How Do Films Use A Sinister Smile To Build Suspense?

2025-08-25 17:40:12 127

3 Answers

Quincy
Quincy
2025-08-26 01:22:50
I still get chills when a smile is used like a loaded gun on screen. The other night I rewatched a scene from 'The Exorcist' and noticed how Regan’s grin isn’t purely evil because of expression alone — it’s the whole package. The lighting is sickly, the camera is closer than feels comfortable, and there’s this tiny offbeat rhythm in the soundscape. That combination turns a flicker of a smile into a promise that something horrific is about to happen.

Personally, I pay attention to who’s framing the shot. If the smile is caught in a wide frame with lots of empty space, it feels isolating; if it’s an extreme close-up, it becomes invasive. The reaction shots are just as important — a panicked partner or a slow-burn montage of someone realizing the truth amplifies the unease. Filmmakers will often give you a smile before any dialogue or explanation, priming you with dread. Sometimes they hide it in reflections or behind objects, which makes you work to see it and then suddenly you’re invested and unsettled.

I also notice how genre expectations shape the effect. In horror, a grin is often grotesque; in thrillers it’s more manipulative. The next time you watch, mute the sound for a few seconds during a smile and see how different it feels — it’s a fun, slightly creepy experiment I like to do with friends.
Yara
Yara
2025-08-31 10:06:48
There’s something deliciously cruel about a sinister smile on screen — it’s a tiny motion that can flip the entire mood of a scene. I like to think of it as cinematic shorthand: a smile that doesn’t match the situation tells the audience that the rules have shifted. Filmmakers lean on microexpressions, tight close-ups, and slow camera moves to stretch that tiny human moment into cold suspense. When the camera lingers on the corner of a mouth, when the rest of the face is half-hidden in shadow or reflected in a broken mirror, your brain fills in the blanks and suddenly the air feels heavier.
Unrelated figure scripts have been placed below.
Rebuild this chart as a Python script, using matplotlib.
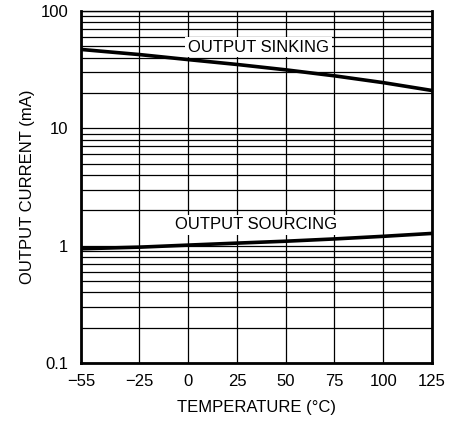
import matplotlib
matplotlib.use("Agg")
import matplotlib.pyplot as plt
from matplotlib.ticker import FixedLocator, NullFormatter

plt.rcParams['font.family'] = ['Liberation Sans', 'DejaVu Sans']

# temperatures (C)
temp = [-55, -25, 0, 25, 50, 75, 100, 125]
# output current (mA)
sinking = [47, 42.5, 38.5, 35, 31.5, 28, 24.5, 21]
sourcing = [0.94, 0.97, 1.01, 1.05, 1.09, 1.14, 1.2, 1.27]

x_ticks = [-55, -25, 0, 25, 50, 75, 100, 125]
x_labels = ['\u221255', '\u221225', '0', '25', '50', '75', '100', '125']
y_ticks = [0.1, 1, 10, 100]
y_labels = ['0.1', '1', '10', '100']

fig = plt.figure(figsize=(4.61, 4.22), dpi=100)
ax = fig.add_axes([0.1757, 0.140, 0.7613, 0.834])

ax.set_yscale('log')
ax.set_xlim(-55, 125)
ax.set_ylim(0.1, 100)

# grid lines
ax.xaxis.set_major_locator(FixedLocator(x_ticks))
ax.set_xticklabels(x_labels)
ax.yaxis.set_major_locator(FixedLocator(y_ticks))
ax.set_yticklabels(y_labels)
minor = [m * 10.0 ** d for d in range(-1, 2) for m in range(2, 10)]
ax.yaxis.set_minor_locator(FixedLocator(minor))
ax.yaxis.set_minor_formatter(NullFormatter())
ax.grid(True, which='both', color='black', linewidth=0.9)
ax.tick_params(which='both', length=0, labelsize=12)
ax.tick_params(axis='y', pad=9)
ax.tick_params(axis='x', pad=8)

for s in ['left', 'right', 'bottom']:
    ax.spines[s].set_linewidth(2)
ax.spines['top'].set_linewidth(1)

ax.plot(temp, sinking, color='black', linewidth=2.6, zorder=3)
ax.plot(temp, sourcing, color='black', linewidth=2.6, zorder=3)

ax.text(36, 49.3, 'OUTPUT SINKING', fontsize=12, ha='center', va='center',
        bbox=dict(facecolor='white', edgecolor='none', pad=2), zorder=4)
ax.text(35, 1.5, 'OUTPUT SOURCING', fontsize=12, ha='center', va='center',
        bbox=dict(facecolor='white', edgecolor='none', pad=2), zorder=4)

ax.set_xlabel('TEMPERATURE (\u00b0C)', fontsize=12, labelpad=8)
ax.set_ylabel('OUTPUT CURRENT (mA)', fontsize=12, labelpad=4)

fig.savefig('out.png', dpi=100)
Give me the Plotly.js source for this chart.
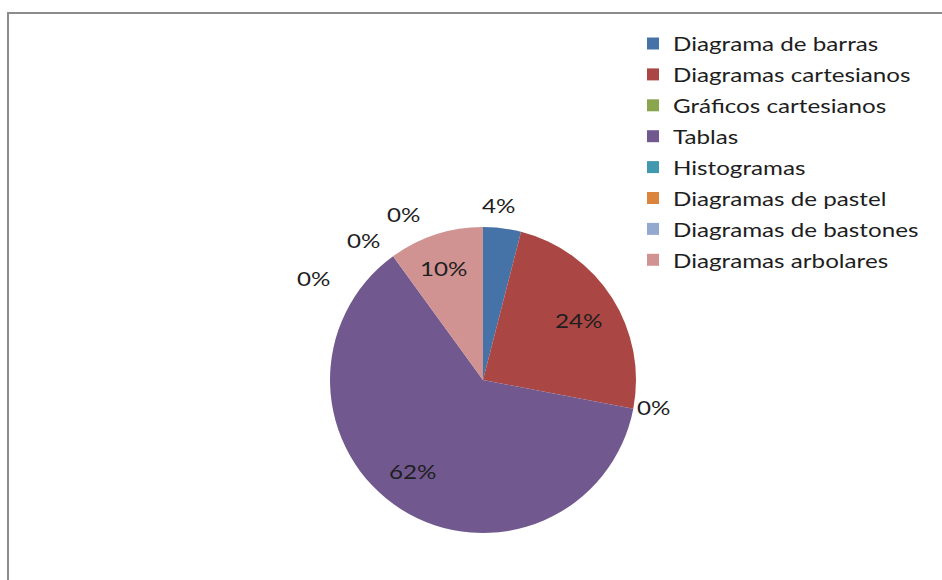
<!DOCTYPE html>
<html>
<head>
<meta charset="utf-8">
<script src="https://cdn.plot.ly/plotly-3.0.1.min.js"></script>
<style>
html,body{margin:0;padding:0;background:#fff;overflow:hidden;}
#chart{position:absolute;left:0;top:0;width:942px;height:580px;}
#frame{position:absolute;left:7px;top:12px;width:1200px;height:1200px;border-left:2px solid #8c8c8c;border-top:2px solid #8c8c8c;pointer-events:none;}
</style>
</head>
<body>
<div id="chart"></div>
<div id="frame"></div>
<script>
// ---- data ----
const categories = ["Diagrama de barras","Diagramas cartesianos","Gráficos cartesianos","Tablas","Histogramas","Diagramas de pastel","Diagramas de bastones","Diagramas arbolares"];
const values = [4, 24, 0, 62, 0, 0, 0, 10];
const colors = ["#4572A7","#AA4643","#89A54E","#71588F","#4198AF","#DB843D","#93A9CF","#D19392"];

// ---- layout constants (pixels) ----
const W = 942, H = 580;
const cx = 483, cy = 380, R = 153;
const FONT = "Lato, 'Open Sans', sans-serif";
const FS = 20;
const TEXT_STRETCH = 1.21;   // horizontal widening of the text glyphs
const LEGEND_ROW = 30.9;     // legend row pitch
// label placement relative to each slice's mid-angle: angle nudge (deg) and radius factor
const labelPlace = [
  {da: -1.9, rf: 1.15},
  {da: 0.1, rf: 0.735},
  {da: -1.8, rf: 1.13},
  {da: 5.2, rf: 0.75},
  {da: -23, rf: 1.29},
  {da: -4.4, rf: 1.2},
  {da: 10.5, rf: 1.2},
  {da: -1.5, rf: 0.78}
];

const total = values.reduce((a,b)=>a+b,0);
const annotations = [];
let cum = 0;
values.forEach((v,i)=>{
  const mid = (cum + v/2)/total*360;
  cum += v;
  const p = labelPlace[i];
  const a = (mid + p.da)*Math.PI/180;
  const px = cx + Math.sin(a)*R*p.rf;
  const py = cy - Math.cos(a)*R*p.rf;
  annotations.push({
    text: Math.round(v/total*100) + "%",
    x: px/W, y: 1 - py/H, xref: "paper", yref: "paper",
    xanchor: "center", yanchor: "middle", showarrow: false,
    font: {family: FONT, size: FS, color: "#1e1e1e"}
  });
});

const trace = {
  type: "pie",
  labels: categories,
  values: values,
  sort: false,
  direction: "clockwise",
  rotation: 0,
  textinfo: "none",
  hoverinfo: "label+percent",
  marker: {colors: colors, line: {width: 0}},
  domain: {x: [(cx-R)/W, (cx+R)/W], y: [(H-cy-R)/H, (H-cy+R)/H]},
  showlegend: true
};

const layout = {
  width: W, height: H,
  margin: {l:0, r:0, t:0, b:0},
  paper_bgcolor: "#ffffff",
  font: {family: FONT, size: FS, color: "#1e1e1e"},
  legend: {
    x: 633/W, y: 1 - 28/H, xanchor: "left", yanchor: "top",
    font: {family: FONT, size: FS, color: "#1e1e1e"},
    itemwidth: 30, tracegroupgap: 0, bgcolor: "rgba(0,0,0,0)"
  },
  annotations: annotations
};

function stretch(t){
  const x = parseFloat(t.getAttribute('x')) || 0;
  t.setAttribute('transform', 'translate(' + (x*(1-TEXT_STRETCH)) + ',0) scale(' + TEXT_STRETCH + ',1)');
}

Plotly.newPlot("chart", [trace], layout, {displayModeBar: false, staticPlot: true}).then(function(gd){
  gd.querySelectorAll('.legend [clip-path]').forEach(function(el){ el.removeAttribute('clip-path'); });
  const items = gd.querySelectorAll('.legend .traces');
  let x0 = 0, y0 = 0;
  items.forEach(function(g, i){
    const m = /translate\(\s*([-\d.]+)[ ,]+([-\d.]+)\s*\)/.exec(g.getAttribute('transform') || '');
    if(i === 0 && m){ x0 = parseFloat(m[1]); y0 = parseFloat(m[2]) - 4; }
    g.setAttribute('transform', 'translate(' + x0 + ',' + (y0 + i*LEGEND_ROW) + ')');
    const t = g.querySelector('text.legendtext');
    if(t) stretch(t);
  });
  gd.querySelectorAll('text.annotation-text').forEach(stretch);
});
</script>
</body>
</html>
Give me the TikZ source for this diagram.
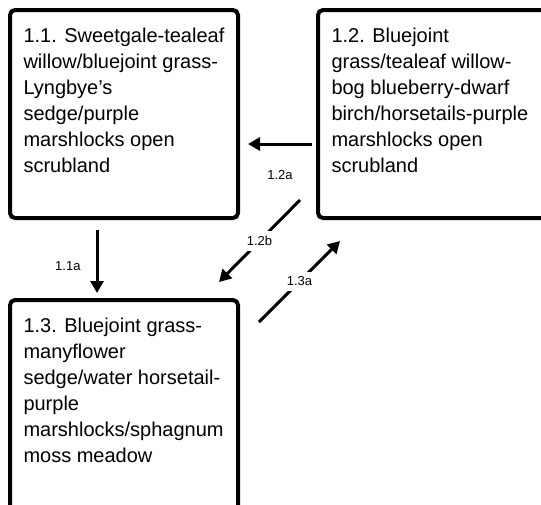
\documentclass[tikz,border=0pt]{standalone}
\usepackage{fontspec}
\setmainfont{Liberation Sans}
\usetikzlibrary{arrows.meta}

\begin{document}
\begin{tikzpicture}[x=1pt,y=-1pt]
   \tikzstyle{state}=[draw, line width=4pt, rounded corners=5pt, anchor=north west, inner xsep=13.5pt, inner ysep=18.5pt, font=\fontsize{20}{26}\selectfont]
   \tikzstyle{trans}=[line width=3pt, -{Triangle[length=12pt,width=13pt]}]
   \tikzstyle{code}=[font=\fontsize{13}{15}\selectfont, fill=white, inner sep=5pt]

\useasboundingbox (0,0) rectangle (541,504);
\clip (0,0) rectangle (541,504);

\node[state] (s11) at (8,8) {\parbox[t][171pt][t]{201pt}{\raggedright
    1.1. Sweetgale-tealeaf\\ willow/bluejoint grass-\\ Lyngbye’s\\ sedge/purple\\ marshlocks open\\ scrubland}};
\node[state] (s12) at (316,8) {\parbox[t][171pt][t]{217pt}{\raggedright
    1.2. Bluejoint\\ grass/tealeaf willow-\\ bog blueberry-dwarf\\ birch/horsetails-purple\\ marshlocks open\\ scrubland}};
\node[state] (s13) at (8,298) {\parbox[t][195pt][t]{201pt}{\raggedright
    1.3. Bluejoint grass-\\ manyflower\\ sedge/water horsetail-\\ purple\\ marshlocks/sphagnum\\ moss meadow}};

\draw[trans] ([xshift=-4pt,yshift=-30pt]s12.west) -- ([xshift=8pt,yshift=-30pt]s11.east)
    node[code, midway, yshift=-31pt, fill=none] {1.2a};
\draw[trans] ([xshift=-27pt,yshift=-10pt]s11.south) -- ([xshift=-27pt,yshift=5pt]s13.north)
    node[code, midway, left=10pt, yshift=-5pt, fill=none] {1.1a};
\draw[trans] ([xshift=-16pt,yshift=20pt]s12.south west) -- ([xshift=-21pt,yshift=16pt]s13.north east)
    node[code, midway] {1.2b};
\draw[trans] ([xshift=19pt,yshift=-24pt]s13.north east) -- ([xshift=24pt,yshift=-21pt]s12.south west)
    node[code, midway] {1.3a};

\end{tikzpicture}
\end{document}
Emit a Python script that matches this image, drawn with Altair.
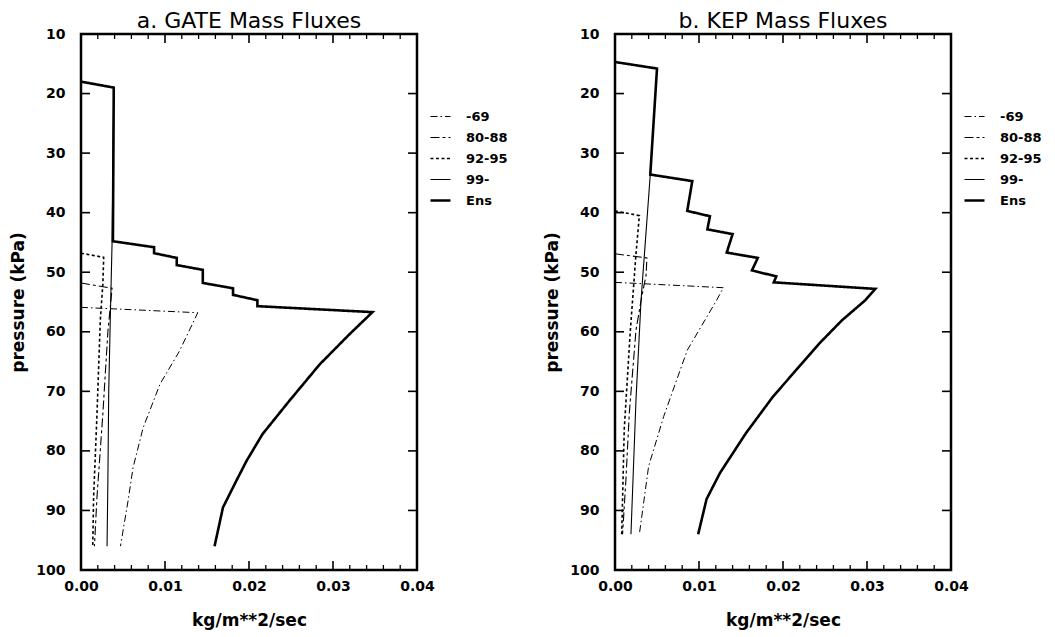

Sound designers and composers play their part too. A smile in complete silence — no score, just the thud of someone's breathing — can feel far worse than one underscored by music. Conversely, placing an almost cheerful motif under a malevolent grin creates a mismatch that makes my skin crawl. Editing timing is crucial: hold the smile an extra beat before cutting to a victim’s reaction or, alternatively, cut away too quickly so the audience is left imagining what comes next. Directors use that gap to weaponize anticipation.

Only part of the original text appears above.